• _Required task_
Print again only this span: the line with "Clone this diagram in TikZ.", the line with "minimum width=294pt, minimum", and all lines between them, exactly as given.
-- Start of Available records --
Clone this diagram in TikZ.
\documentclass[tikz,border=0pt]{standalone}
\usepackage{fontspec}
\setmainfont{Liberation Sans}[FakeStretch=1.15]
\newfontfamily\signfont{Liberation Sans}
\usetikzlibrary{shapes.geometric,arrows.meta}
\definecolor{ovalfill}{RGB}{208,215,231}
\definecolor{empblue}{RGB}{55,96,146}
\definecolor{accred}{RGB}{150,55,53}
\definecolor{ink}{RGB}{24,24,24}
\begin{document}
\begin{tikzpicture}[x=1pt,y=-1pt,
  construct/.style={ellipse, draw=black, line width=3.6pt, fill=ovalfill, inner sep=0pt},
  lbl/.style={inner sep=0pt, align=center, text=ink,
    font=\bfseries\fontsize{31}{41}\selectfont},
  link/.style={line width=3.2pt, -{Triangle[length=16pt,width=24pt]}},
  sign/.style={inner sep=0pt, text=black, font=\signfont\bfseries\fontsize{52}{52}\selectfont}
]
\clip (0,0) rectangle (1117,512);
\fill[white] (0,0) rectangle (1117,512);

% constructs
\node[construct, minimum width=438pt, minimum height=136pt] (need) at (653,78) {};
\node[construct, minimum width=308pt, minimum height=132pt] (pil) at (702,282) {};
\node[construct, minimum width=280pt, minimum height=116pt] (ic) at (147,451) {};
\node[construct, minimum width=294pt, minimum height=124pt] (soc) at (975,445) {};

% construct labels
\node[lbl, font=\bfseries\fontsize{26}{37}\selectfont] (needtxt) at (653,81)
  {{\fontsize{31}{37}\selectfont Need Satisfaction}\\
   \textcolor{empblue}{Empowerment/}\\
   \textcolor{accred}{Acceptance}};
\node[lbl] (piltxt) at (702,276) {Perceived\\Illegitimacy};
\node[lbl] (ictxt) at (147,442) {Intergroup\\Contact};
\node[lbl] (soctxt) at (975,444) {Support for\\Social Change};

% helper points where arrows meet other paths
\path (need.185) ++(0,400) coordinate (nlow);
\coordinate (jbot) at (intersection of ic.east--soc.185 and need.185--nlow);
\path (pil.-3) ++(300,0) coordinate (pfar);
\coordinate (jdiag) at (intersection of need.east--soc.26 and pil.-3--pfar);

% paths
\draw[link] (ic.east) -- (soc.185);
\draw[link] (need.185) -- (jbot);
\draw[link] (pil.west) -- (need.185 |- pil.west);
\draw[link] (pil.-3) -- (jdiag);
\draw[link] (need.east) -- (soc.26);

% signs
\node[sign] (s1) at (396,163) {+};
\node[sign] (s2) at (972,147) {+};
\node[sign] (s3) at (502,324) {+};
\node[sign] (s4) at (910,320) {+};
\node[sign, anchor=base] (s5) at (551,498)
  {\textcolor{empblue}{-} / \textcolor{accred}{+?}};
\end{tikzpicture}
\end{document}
-- End of Available records --
-- Start of Available records --
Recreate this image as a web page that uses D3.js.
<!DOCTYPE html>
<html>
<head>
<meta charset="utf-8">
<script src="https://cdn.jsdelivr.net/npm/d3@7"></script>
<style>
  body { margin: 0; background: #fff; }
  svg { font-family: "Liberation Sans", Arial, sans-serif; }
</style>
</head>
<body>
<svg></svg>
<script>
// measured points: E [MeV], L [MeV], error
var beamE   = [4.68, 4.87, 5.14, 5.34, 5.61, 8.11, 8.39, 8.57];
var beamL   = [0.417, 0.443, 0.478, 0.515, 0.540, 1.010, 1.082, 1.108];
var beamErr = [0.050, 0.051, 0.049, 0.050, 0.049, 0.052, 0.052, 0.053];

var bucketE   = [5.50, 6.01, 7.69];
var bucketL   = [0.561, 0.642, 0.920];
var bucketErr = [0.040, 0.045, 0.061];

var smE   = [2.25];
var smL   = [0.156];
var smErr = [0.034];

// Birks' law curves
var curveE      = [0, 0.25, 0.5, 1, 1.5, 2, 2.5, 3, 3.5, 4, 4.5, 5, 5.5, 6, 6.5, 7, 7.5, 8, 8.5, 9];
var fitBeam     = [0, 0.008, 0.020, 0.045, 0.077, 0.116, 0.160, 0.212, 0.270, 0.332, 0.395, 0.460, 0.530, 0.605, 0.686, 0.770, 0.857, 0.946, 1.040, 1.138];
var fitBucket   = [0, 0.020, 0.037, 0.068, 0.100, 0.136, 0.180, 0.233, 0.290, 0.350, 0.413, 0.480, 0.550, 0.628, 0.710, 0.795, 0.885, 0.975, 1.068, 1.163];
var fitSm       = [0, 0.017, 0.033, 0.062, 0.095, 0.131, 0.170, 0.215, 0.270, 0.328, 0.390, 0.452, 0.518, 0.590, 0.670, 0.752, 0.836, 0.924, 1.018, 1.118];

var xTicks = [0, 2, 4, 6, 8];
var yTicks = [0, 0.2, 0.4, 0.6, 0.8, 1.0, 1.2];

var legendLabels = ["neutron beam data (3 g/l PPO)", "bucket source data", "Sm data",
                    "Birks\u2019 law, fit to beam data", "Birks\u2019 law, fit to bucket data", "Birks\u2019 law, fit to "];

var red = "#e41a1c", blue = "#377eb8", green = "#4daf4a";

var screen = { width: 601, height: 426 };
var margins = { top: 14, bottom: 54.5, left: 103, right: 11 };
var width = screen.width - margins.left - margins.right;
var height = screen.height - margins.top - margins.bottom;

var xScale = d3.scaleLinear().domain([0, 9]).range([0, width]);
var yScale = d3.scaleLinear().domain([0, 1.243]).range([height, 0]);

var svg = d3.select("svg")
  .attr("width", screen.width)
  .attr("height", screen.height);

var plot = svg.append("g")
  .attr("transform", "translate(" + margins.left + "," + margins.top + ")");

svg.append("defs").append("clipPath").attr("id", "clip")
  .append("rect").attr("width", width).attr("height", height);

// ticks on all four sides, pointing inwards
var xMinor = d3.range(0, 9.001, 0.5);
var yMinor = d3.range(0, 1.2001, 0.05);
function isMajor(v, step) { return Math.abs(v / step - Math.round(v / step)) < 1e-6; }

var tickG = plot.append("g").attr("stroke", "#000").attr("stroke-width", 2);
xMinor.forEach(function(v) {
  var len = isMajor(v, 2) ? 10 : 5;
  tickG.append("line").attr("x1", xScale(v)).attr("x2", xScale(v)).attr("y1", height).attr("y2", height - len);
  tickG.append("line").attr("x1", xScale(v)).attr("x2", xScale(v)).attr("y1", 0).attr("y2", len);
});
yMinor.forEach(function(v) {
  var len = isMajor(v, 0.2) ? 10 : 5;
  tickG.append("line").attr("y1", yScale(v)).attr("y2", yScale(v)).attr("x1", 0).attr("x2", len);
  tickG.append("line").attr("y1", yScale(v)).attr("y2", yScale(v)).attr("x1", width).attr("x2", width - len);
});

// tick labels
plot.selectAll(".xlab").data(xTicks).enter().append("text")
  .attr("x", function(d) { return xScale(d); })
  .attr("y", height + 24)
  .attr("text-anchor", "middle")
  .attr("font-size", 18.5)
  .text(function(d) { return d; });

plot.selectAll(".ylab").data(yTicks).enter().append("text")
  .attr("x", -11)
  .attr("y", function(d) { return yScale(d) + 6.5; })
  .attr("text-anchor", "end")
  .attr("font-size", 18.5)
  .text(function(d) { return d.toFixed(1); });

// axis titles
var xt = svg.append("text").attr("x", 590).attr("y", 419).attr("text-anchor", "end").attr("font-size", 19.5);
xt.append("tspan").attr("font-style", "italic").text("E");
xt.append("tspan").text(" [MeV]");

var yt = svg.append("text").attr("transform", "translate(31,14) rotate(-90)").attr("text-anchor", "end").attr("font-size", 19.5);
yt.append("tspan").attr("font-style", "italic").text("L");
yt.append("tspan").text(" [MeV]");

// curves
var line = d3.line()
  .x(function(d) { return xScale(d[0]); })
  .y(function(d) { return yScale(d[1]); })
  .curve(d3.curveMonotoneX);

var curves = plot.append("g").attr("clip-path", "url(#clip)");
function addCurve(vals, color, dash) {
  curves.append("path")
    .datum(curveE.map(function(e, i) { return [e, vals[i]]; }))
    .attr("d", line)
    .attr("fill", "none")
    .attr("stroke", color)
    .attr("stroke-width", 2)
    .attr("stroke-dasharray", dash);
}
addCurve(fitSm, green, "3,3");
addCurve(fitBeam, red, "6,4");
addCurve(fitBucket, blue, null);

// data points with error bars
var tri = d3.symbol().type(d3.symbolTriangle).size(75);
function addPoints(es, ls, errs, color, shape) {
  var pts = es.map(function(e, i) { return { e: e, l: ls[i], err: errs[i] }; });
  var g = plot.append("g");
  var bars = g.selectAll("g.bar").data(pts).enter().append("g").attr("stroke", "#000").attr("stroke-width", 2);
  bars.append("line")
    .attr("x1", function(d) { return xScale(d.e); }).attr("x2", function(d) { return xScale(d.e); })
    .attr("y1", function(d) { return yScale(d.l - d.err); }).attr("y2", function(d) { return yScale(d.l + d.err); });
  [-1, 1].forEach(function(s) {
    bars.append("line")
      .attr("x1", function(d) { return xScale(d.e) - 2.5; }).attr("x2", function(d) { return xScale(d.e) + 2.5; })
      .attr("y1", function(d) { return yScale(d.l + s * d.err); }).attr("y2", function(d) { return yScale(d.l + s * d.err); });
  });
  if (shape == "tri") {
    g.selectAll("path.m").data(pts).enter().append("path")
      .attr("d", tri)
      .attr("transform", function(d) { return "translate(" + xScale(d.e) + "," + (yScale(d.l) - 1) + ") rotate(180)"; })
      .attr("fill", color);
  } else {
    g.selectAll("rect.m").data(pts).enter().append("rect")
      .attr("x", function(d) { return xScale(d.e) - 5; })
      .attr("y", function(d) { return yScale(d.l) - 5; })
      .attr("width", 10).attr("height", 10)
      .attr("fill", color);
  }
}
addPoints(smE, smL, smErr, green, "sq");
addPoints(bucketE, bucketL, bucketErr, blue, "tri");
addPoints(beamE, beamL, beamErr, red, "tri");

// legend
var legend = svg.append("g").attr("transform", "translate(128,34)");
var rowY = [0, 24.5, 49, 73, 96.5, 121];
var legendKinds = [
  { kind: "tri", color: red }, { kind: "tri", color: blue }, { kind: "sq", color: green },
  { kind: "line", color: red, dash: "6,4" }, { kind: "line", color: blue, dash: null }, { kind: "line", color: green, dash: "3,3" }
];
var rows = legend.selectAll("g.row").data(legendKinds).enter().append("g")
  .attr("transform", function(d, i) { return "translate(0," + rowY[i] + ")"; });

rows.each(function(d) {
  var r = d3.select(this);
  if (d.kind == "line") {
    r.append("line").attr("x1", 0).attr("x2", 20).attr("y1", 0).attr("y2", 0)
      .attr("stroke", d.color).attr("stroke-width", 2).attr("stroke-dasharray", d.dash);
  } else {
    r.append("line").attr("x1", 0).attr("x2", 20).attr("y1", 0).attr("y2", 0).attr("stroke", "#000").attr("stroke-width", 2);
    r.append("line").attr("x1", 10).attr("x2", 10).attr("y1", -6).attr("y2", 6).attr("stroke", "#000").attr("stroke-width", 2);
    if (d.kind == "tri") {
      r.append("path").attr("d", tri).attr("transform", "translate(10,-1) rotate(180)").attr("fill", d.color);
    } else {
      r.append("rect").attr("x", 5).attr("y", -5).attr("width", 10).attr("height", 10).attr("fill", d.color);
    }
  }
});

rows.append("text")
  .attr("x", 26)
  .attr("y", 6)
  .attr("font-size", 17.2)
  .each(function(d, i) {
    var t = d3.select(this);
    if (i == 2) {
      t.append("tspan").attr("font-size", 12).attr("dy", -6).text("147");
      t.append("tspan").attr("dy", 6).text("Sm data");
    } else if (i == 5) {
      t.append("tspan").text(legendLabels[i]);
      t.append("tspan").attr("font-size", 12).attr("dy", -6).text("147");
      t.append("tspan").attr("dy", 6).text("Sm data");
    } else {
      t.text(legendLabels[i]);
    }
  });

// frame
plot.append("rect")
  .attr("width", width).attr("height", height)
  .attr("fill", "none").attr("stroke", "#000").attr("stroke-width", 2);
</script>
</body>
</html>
-- End of Available records --
• _Result for this task_
Clone this diagram in TikZ.
\documentclass[tikz,border=0pt]{standalone}
\usepackage{fontspec}
\setmainfont{Liberation Sans}[FakeStretch=1.15]
\newfontfamily\signfont{Liberation Sans}
\usetikzlibrary{shapes.geometric,arrows.meta}
\definecolor{ovalfill}{RGB}{208,215,231}
\definecolor{empblue}{RGB}{55,96,146}
\definecolor{accred}{RGB}{150,55,53}
\definecolor{ink}{RGB}{24,24,24}
\begin{document}
\begin{tikzpicture}[x=1pt,y=-1pt,
  construct/.style={ellipse, draw=black, line width=3.6pt, fill=ovalfill, inner sep=0pt},
  lbl/.style={inner sep=0pt, align=center, text=ink,
    font=\bfseries\fontsize{31}{41}\selectfont},
  link/.style={line width=3.2pt, -{Triangle[length=16pt,width=24pt]}},
  sign/.style={inner sep=0pt, text=black, font=\signfont\bfseries\fontsize{52}{52}\selectfont}
]
\clip (0,0) rectangle (1117,512);
\fill[white] (0,0) rectangle (1117,512);

% constructs
\node[construct, minimum width=438pt, minimum height=136pt] (need) at (653,78) {};
\node[construct, minimum width=308pt, minimum height=132pt] (pil) at (702,282) {};
\node[construct, minimum width=280pt, minimum height=116pt] (ic) at (147,451) {};
\node[construct, minimum width=294pt, minimum height=124pt] (soc) at (975,445) {};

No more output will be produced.